Die Verhaftung von Chalid al-Otaibi, einem ehemaligen Mitglied der saudischen Königsgarde, in Paris ist eine hervorragende Nachricht. Er steht im Verdacht, an der Ermordung des Journalisten Jamal Khashoggi in Istanbul im Oktober 2018 beteiligt gewesen zu sein. Gegen al-Otaibi lag ein von der Türkei ausgestellter internationaler Haftbefehl vor. Reporter ohne Grenzen (RSF) hatte ihn bereits 2019 bei der Pariser Staatsanwaltschaft wegen Mordes, Folter und Verschwindenlassens angeklagt und wird schnellstmöglich erneut eine Anzeige stellen.
„Wir hoffen, dass nun endlich einer der mutmaßlichen Protagonisten im Mord an Jamal Khashoggi eine Aussage machen wird“, sagte RSF-Generalsekretär Christophe Deloire. „Bis jetzt hatten wir nur einen Scheinprozess hinter verschlossenen Türen in Saudi-Arabien und ein Verfahren in der Türkei, bei dem es außer Nebenfiguren keine Angeklagten gibt. Wir fordern die französische Justiz auf, Chalid al-Otaibi so lange in Frankreich zu behalten, wie es nötig ist, um seine Beteiligung an diesem Verbrechen aufzuklären.“
RSF hatte die Anzeige gegen al-Otaibi im Jahr 2019 absolut vertraulich behandelt, um die Chancen auf seine Verhaftung während eines Besuchs in Frankreich nicht zu schmälern. Die Pariser Staatsanwaltschaft hatte den Fall zwischenzeitlich eingestellt, da nicht abzusehen war, dass al-Otaibi nach Frankreich kommen würde. RSF wird das Verfahren nun so schnell wie möglich wieder aufnehmen und eine neue Strafanzeige einreichen.
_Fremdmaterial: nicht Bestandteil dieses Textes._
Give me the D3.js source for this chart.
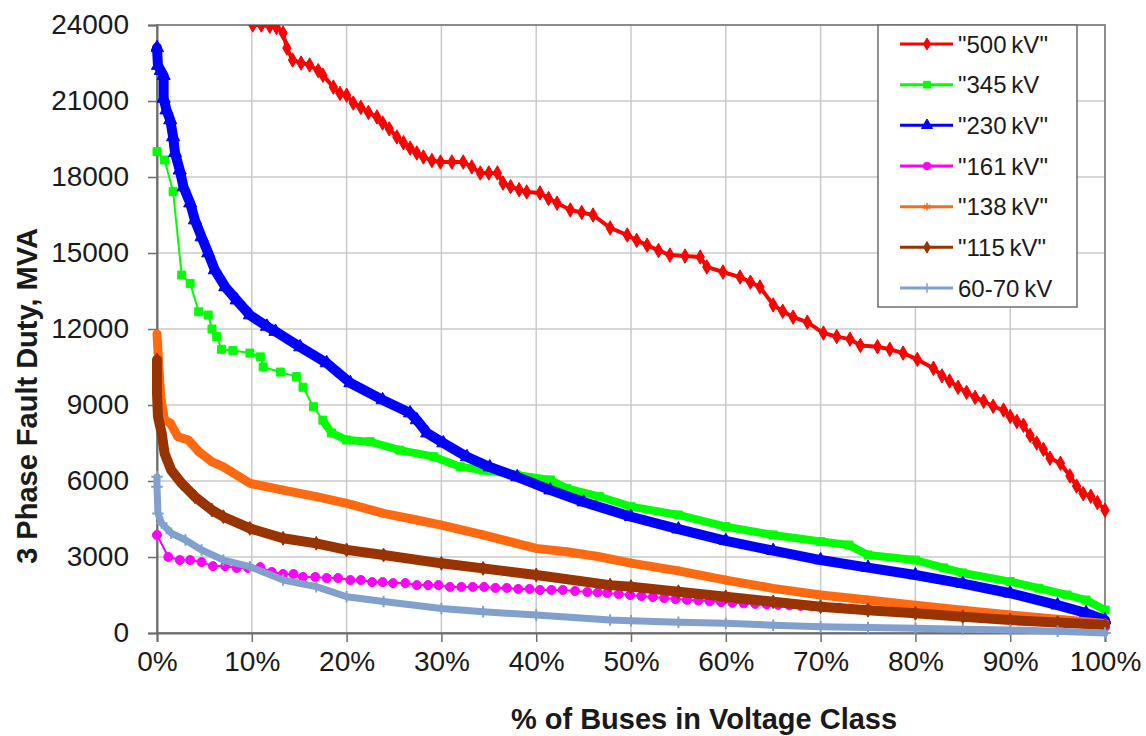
<!DOCTYPE html>
<html>
<head>
<meta charset="utf-8">
<script src="https://cdn.jsdelivr.net/npm/d3@7/dist/d3.min.js"></script>
<style>
  body { margin: 0; background: #fff; }
  text { font-family: "Liberation Sans", Arial, sans-serif; fill: #1a1a1a; }
</style>
</head>
<body>
<div class="plot-container"></div>
<script>
// values: [% of buses, fault duty MVA]
const kv500 = [[10.1,24000],[11.0,24000],[11.9,23950],[12.6,23900],[13.3,23680],[13.7,23090],[14.3,22620],[15.2,22500],[16.1,22420],[17.0,22200],[17.5,22020],[18.6,21550],[19.3,21300],[20,21230],[20.7,20920],[21.5,20750],[22.3,20550],[23.2,20370],[23.8,20130],[24.5,19900],[25.3,19580],[26.0,19350],[26.7,19140],[27.4,18950],[28.1,18790],[29.0,18650],[29.9,18590],[31.1,18590],[32.3,18590],[33.2,18400],[34.1,18160],[35.0,18160],[35.9,18160],[36.5,17760],[37.3,17620],[38.2,17500],[39,17410],[40.4,17370],[41.3,17150],[42.2,16970],[43.6,16700],[44.8,16600],[46,16500],[47.8,15990],[49.6,15710],[50.6,15500],[51.7,15310],[52.9,15100],[54.1,14920],[55.7,14880],[57.3,14840],[58,14450],[59.7,14250],[61.5,14050],[62.6,13850],[63.6,13660],[65,12950],[66,12700],[67.1,12470],[68.6,12270],[70.3,11840],[71.7,11700],[73.1,11600],[74.2,11350],[76,11300],[77.3,11200],[78.7,11050],[80.2,10800],[81.9,10450],[82.8,10150],[83.6,9950],[84.5,9700],[85.4,9500],[86.3,9300],[87.2,9150],[88.2,8950],[89.3,8800],[90,8550],[90.7,8350],[91.4,8200],[92.1,7800],[92.8,7500],[93.5,7250],[94.2,6900],[95.3,6700],[96.3,6200],[97,5800],[97.7,5500],[98.5,5400],[99.2,5150],[100,4850]];
const kv345 = [[0,19000],[0.8,18670],[1.7,17420],[2.6,14130],[3.5,13800],[4.4,12680],[5.4,12550],[5.8,12000],[6.3,11700],[6.8,11200],[8,11150],[9.8,11050],[10.9,10900],[11.2,10500],[13,10300],[14.7,10120],[15.4,9700],[16.5,8930],[17.5,8400],[18.4,7900],[20,7620],[22.5,7550],[25.6,7220],[29.2,6960],[32,6560],[34.4,6430],[37.9,6240],[41.5,6040],[43.2,5710],[46.7,5380],[50,4990],[55,4660],[60,4200],[65,3870],[70,3610],[73,3470],[75,3080],[80,2880],[83,2570],[85,2370],[90,2030],[93,1770],[96,1500],[98,1300],[100,910]];
const kv230 = [[0,23100],[0.1,22400],[0.4,22200],[0.7,22000],[0.7,21100],[1.0,20640],[1.4,20250],[1.7,19580],[1.9,18950],[2.4,18270],[2.8,17600],[3.5,16970],[4.0,16300],[4.7,15630],[5.4,15000],[6.1,14330],[7.2,13660],[8.4,13140],[9.8,12550],[11.6,12100],[12.5,11900],[15.1,11290],[17.9,10660],[20.4,9870],[23.8,9200],[26.7,8680],[27.4,8410],[28.5,7890],[30.2,7500],[32.7,6950],[35.1,6550],[38,6160],[41.5,5640],[45,5170],[50,4590],[55,4100],[60,3640],[65,3250],[70,2880],[75,2580],[80,2290],[85,1950],[90,1570],[95,1100],[98,790],[100,510]];
const kv161 = [[0,3870],[1.2,3000],[2.4,2880],[3.5,2880],[4.7,2800],[5.9,2640],[7.2,2640],[8.4,2570],[9.6,2570],[10.9,2600],[12.1,2410],[13.3,2330],[14.4,2330],[15.4,2210],[16.7,2210],[17.9,2170],[19.1,2170],[20.4,2090],[21.5,2090],[22.7,2010],[23.8,2010],[24.9,1970],[26.2,1970],[27.4,1890],[28.6,1890],[29.7,1890],[30.9,1820],[32.1,1820],[33.3,1820],[34.5,1820],[35.7,1780],[36.9,1780],[38.1,1740],[39.3,1740],[40.4,1700],[41.6,1700],[42.8,1700],[44.1,1660],[45.4,1620],[46.5,1600],[47.5,1580],[48.7,1540],[49.9,1500],[51.1,1460],[52.3,1420],[53.5,1380],[54.7,1340],[55.9,1310],[57.1,1280],[58.3,1250],[59.5,1220],[60.7,1190],[61.9,1170],[63.1,1150],[64.3,1130],[65.5,1110],[66.7,1090],[67.9,1070],[69.1,1050],[70.3,1040],[72,1000],[75,950],[78,880],[81,800],[84,720],[87,640],[90,560],[93,470],[96,380],[98,300],[100,230]];
const kv138 = [[0,11800],[0.2,10500],[0.4,9300],[0.8,8400],[1.4,8290],[2.2,7750],[3.3,7620],[4.4,7160],[5.8,6760],[7,6560],[9.8,5910],[13.3,5640],[16.8,5380],[20,5120],[23.9,4720],[27.4,4460],[30,4260],[34.4,3870],[37.9,3540],[40,3340],[43.2,3210],[46.5,3020],[50,2760],[55,2450],[60,2090],[65,1760],[70,1500],[75,1300],[80,1100],[85,900],[90,710],[95,540],[100,380]];
const kv115 = [[0,10780],[0,10380],[0,9460],[0.1,8540],[0.5,7880],[0.8,7090],[1.5,6430],[2.6,5910],[4,5380],[5.8,4850],[7,4590],[9.8,4130],[13.3,3740],[16.8,3540],[20,3280],[23.9,3080],[30,2750],[34.4,2550],[40,2290],[47.8,1890],[50,1830],[55,1630],[60,1430],[65,1230],[70,1040],[75,900],[80,780],[85,640],[90,510],[95,410],[100,320]];
const kv6070 = [[0,6170],[0,5770],[0.1,4720],[0.5,4330],[1.5,3940],[3,3670],[4.7,3280],[7,2880],[9.8,2620],[13.3,2090],[16.8,1830],[20,1430],[23.9,1240],[30,970],[34.4,840],[40,710],[47.8,510],[50,480],[55,420],[60,380],[65,310],[70,250],[75,220],[80,190],[85,150],[90,120],[95,70],[100,0]];

const seriesData = [kv500, kv345, kv230, kv161, kv138, kv115, kv6070];
const seriesNames = ['"500\u2009kV"', '"345\u2009kV', '"230\u2009kV"', '"161\u2009kV"', '"138\u2009kV"', '"115\u2009kV"', '60-70\u2009kV'];
const xTicks = [0, 10, 20, 30, 40, 50, 60, 70, 80, 90, 100];
const yTicks = [0, 3000, 6000, 9000, 12000, 15000, 18000, 21000, 24000];

// styles
const colors = ["#ff0000", "#00ff00", "#0000ff", "#ff00ff", "#ff6a10", "#993300", "#82a0cd"];
const symbols = [d3.symbolDiamond, d3.symbolSquare, d3.symbolTriangle, d3.symbolCircle, d3.symbolAsterisk, d3.symbolDiamond, d3.symbolPlus];
const markerSize = [60, 64, 75, 64, 55, 55, 45];
const bandWidth = [4, 8, 10, 2, 9, 10, 7];
const denseFrom = [0, 17, 0, 200, 0, 0, 0];

const W = 1146, H = 736;
const plot = { left: 157, right: 1105, top: 25, bottom: 633 };

const svg = d3.select("div.plot-container")
  .append("svg")
  .attr("width", W)
  .attr("height", H);

svg.append("rect").attr("width", W).attr("height", H).attr("fill", "#fff");

const x = d3.scaleLinear().domain([0, 100]).range([plot.left, plot.right]);
const y = d3.scaleLinear().domain([0, 24000]).range([plot.bottom, plot.top]);

// gridlines
svg.append("g")
  .selectAll("line")
  .data(xTicks.slice(1, -1))
  .join("line")
  .attr("x1", d => x(d)).attr("x2", d => x(d))
  .attr("y1", plot.top).attr("y2", plot.bottom)
  .attr("stroke", "#cacaca").attr("stroke-width", 1.5);

svg.append("g")
  .selectAll("line")
  .data(yTicks.slice(1, -1))
  .join("line")
  .attr("x1", plot.left).attr("x2", plot.right)
  .attr("y1", d => y(d)).attr("y2", d => y(d))
  .attr("stroke", "#cacaca").attr("stroke-width", 1.5);

// plot border
svg.append("rect")
  .attr("x", plot.left).attr("y", plot.top)
  .attr("width", plot.right - plot.left).attr("height", plot.bottom - plot.top)
  .attr("fill", "none").attr("stroke", "#8c8c8c").attr("stroke-width", 2);

// axes
const yAxis = d3.axisLeft(y).tickValues(yTicks).tickSize(9).tickPadding(19).tickFormat(d3.format("d"));
const xAxis = d3.axisBottom(x).tickValues(xTicks).tickSize(9).tickPadding(9).tickFormat(d => d + "%");

const gy = svg.append("g").attr("transform", `translate(${plot.left},0)`).call(yAxis);
const gx = svg.append("g").attr("transform", `translate(0,${plot.bottom})`).call(xAxis);

[gy, gx].forEach(g => {
  g.select(".domain").attr("stroke", "#6e6e6e").attr("stroke-width", 2);
  g.selectAll(".tick line").attr("stroke", "#6e6e6e").attr("stroke-width", 1.5);
  g.selectAll(".tick text")
    .attr("font-family", '"Liberation Sans", Arial, sans-serif')
    .attr("font-size", 28)
    .attr("fill", "#1a1a1a");
});

// axis titles
svg.append("text")
  .attr("transform", "translate(37,396) rotate(-90)")
  .attr("text-anchor", "middle")
  .attr("font-size", 29).attr("font-weight", "bold")
  .text("3 Phase Fault Duty, MVA");

svg.append("text")
  .attr("x", 704).attr("y", 729)
  .attr("text-anchor", "middle")
  .attr("font-size", 29).attr("font-weight", "bold")
  .text("% of Buses in Voltage Class");

// series
svg.append("clipPath").attr("id", "plotclip")
  .append("rect")
  .attr("x", plot.left - 6).attr("y", plot.top)
  .attr("width", plot.right - plot.left + 12).attr("height", plot.bottom - plot.top + 6);

const line = d3.line().x(d => x(d[0])).y(d => y(d[1]));
const seriesG = svg.append("g").attr("clip-path", "url(#plotclip)");

seriesData.forEach((data, i) => {
  const g = seriesG.append("g");
  g.append("path").datum(data)
    .attr("d", line)
    .attr("fill", "none").attr("stroke", colors[i])
    .attr("stroke-width", 2).attr("stroke-linejoin", "round");
  const dense = data.filter(d => d[0] >= denseFrom[i]);
  if (dense.length > 1) {
    g.append("path").datum(dense)
      .attr("d", line)
      .attr("fill", "none").attr("stroke", colors[i])
      .attr("stroke-width", bandWidth[i])
      .attr("stroke-linejoin", "round").attr("stroke-linecap", "round");
  }
  const stroked = symbols[i] === d3.symbolAsterisk || symbols[i] === d3.symbolPlus;
  g.selectAll("path.mark")
    .data(data)
    .join("path")
    .attr("class", "mark")
    .attr("transform", d => `translate(${x(d[0])},${y(d[1])})`)
    .attr("d", d3.symbol(symbols[i], markerSize[i]))
    .attr("fill", stroked ? "none" : colors[i])
    .attr("stroke", colors[i])
    .attr("stroke-width", stroked ? 2 : 1);
});

// legend
const legend = svg.append("g");
legend.append("rect")
  .attr("x", 878).attr("y", 25).attr("width", 199).attr("height", 282)
  .attr("fill", "#fff").attr("stroke", "#6e6e6e").attr("stroke-width", 1.5);

const rowY = d3.scalePoint().domain(d3.range(seriesNames.length)).range([44, 288]);

seriesNames.forEach((name, i) => {
  const ry = rowY(i);
  legend.append("line")
    .attr("x1", 900).attr("x2", 953).attr("y1", ry).attr("y2", ry)
    .attr("stroke", colors[i]).attr("stroke-width", 3);
  const stroked = symbols[i] === d3.symbolAsterisk || symbols[i] === d3.symbolPlus;
  legend.append("path")
    .attr("transform", `translate(927,${ry})`)
    .attr("d", d3.symbol(symbols[i], markerSize[i] * 0.7))
    .attr("fill", stroked ? "none" : colors[i])
    .attr("stroke", colors[i]).attr("stroke-width", stroked ? 1.5 : 1);
  legend.append("text")
    .attr("x", 958).attr("y", ry + 8.5)
    .attr("font-size", 24)
    .text(name);
});
</script>
</body>
</html>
Nach Ansicht von RSF deuten mehrere Indizien darauf hin, dass Chalid al-Otaibi zu dem Team gehörte, das Jamal Khashoggi im saudi-arabischen Konsulat in Istanbul getötet hat. Zu den Indizien zählen der Bericht der damaligen UN-Sonderberichterstatterin Agnès Callamard, die Tatsache, dass er von Saudi-Arabien wegen seiner Rolle bei dem Mord verhaftet wurde, und die Tatsache, dass er von den Vereinigten Staaten als einer der Verdächtigen identifiziert wurde.
RSF hat zudem im März 2021 beim Generalbundesanwalt in Karlsruhe Strafanzeige gegen den saudischen Kronprinzen Mohammed bin Salman, mehrere seiner Berater und weitere Vertreter des Königreichs wegen Verbrechen gegen die Menschlichkeit eingereicht. Die Anzeige beruft sich auf das Weltrechtsprinzip gemäß dem deutschen Völkerstrafgesetzbuch und bezieht sich neben dem Khashoggi-Mord auch auf die Fälle von 34 Medienschaffenden, die in Saudi-Arabien wegen ihrer journalistischen Tätigkeit willkürlich inhaftiert sind oder waren.
Die Anklage ist über 300 Seiten stark. Nach RSF-Informationen liegt sie noch immer zur Prüfung beim Generalbundesanwalt in Karlsruhe. Ob er Ermittlungen einleitet, an deren Ende auch Haftbefehle stehen können, ist noch nicht entschieden. RSF behält sich vor, alle weiteren verfügbaren Rechtswege zu gehen, damit die Verantwortlichen für den Mord an Jamal Khashoggi benannt und verurteilt werden.
Auf der RSF-Rangliste der Pressefreiheit steht Saudi-Arabien auf Platz 170 von 180 Staaten.